// the find
kunai-project/kunai
Threat-hunting tool for Linux
Kunai is an eBPF-based security monitoring tool for Linux, built with Rust and the Aya library. It hooks into kernel events — process execution, network connections, file access, DNS, io_uring, ptrace, module loading — and delivers them in chronological order with on-host correlation. It's the closest thing Linux has to Sysmon, and unlike Sysmon for Linux it's maintained actively and written in a memory-safe language.
The chronological event ordering is genuinely hard to get right with eBPF and they've solved it in userspace — most tools just emit events as they arrive and leave timestamp reconciliation to the consumer. CO-RE (Compile Once Run Everywhere) support means the same binary works across kernel versions without recompiling, which is the difference between a lab tool and something you can actually deploy at scale. Container-awareness via namespace tracking is built in, not bolted on — container-originated events carry their context through. The static MUSL build means deployment is drop-a-binary simple, no kernel module signing, no DKMS hell.

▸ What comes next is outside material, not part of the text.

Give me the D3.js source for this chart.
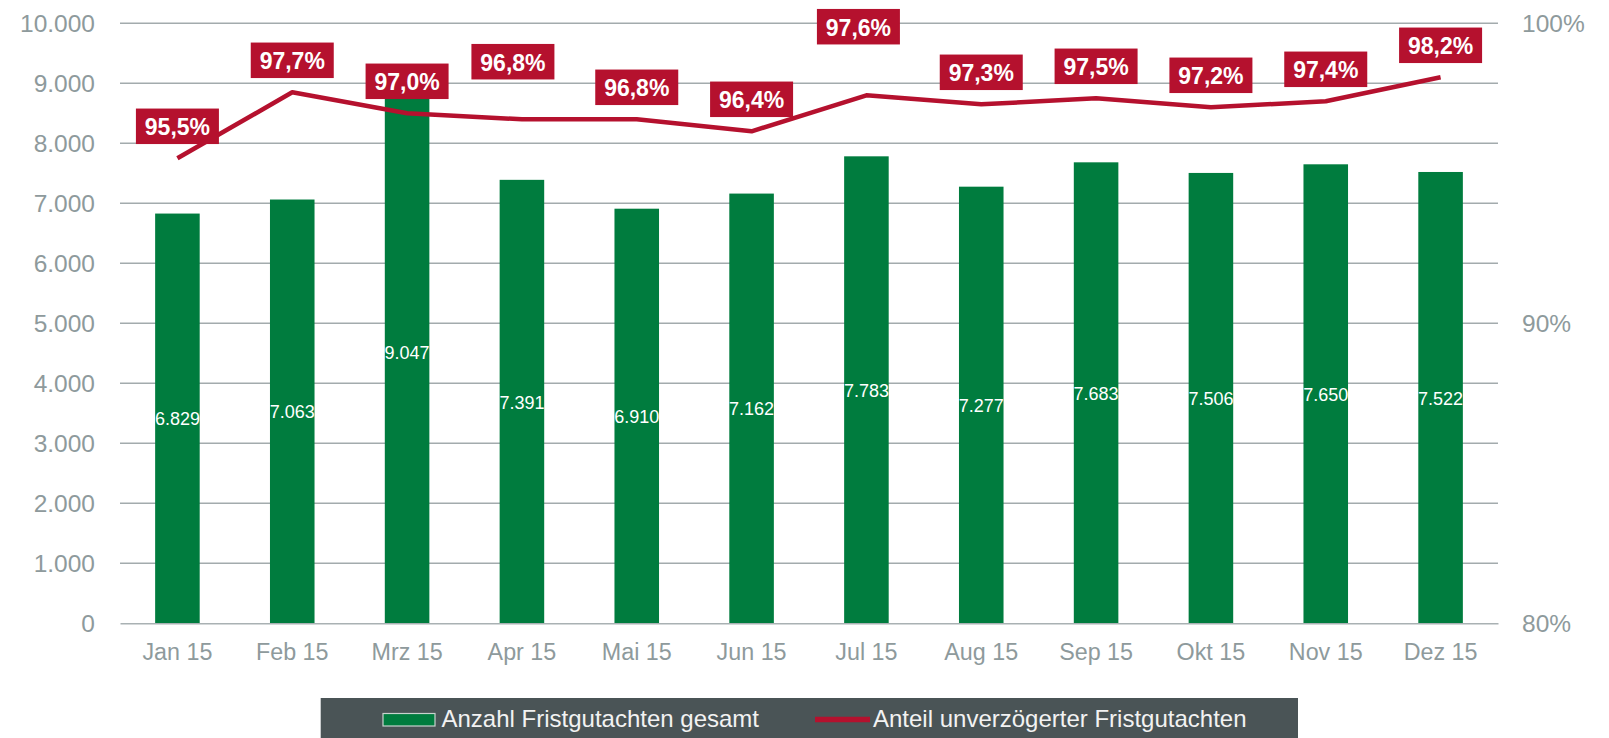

YARA integration exists but the rule management story is underdeveloped — there's no documented way to push rule updates to running instances without restarting. The detection rule language is YAML-based and expressive enough for simple IOC matching, but writing rules that correlate across multiple events (e.g., process A spawned process B which then connected to an external IP) requires understanding the internal correlation model that isn't well documented. Kernel version compatibility is the usual eBPF tax — the compatibility matrix exists but the lower bound is kernel 5.2, which will bite anyone still running older enterprise distros like RHEL 7. Community size is small (1k stars, 78 forks) and the Discord is the primary support channel, so if you hit a production edge case you're largely on your own.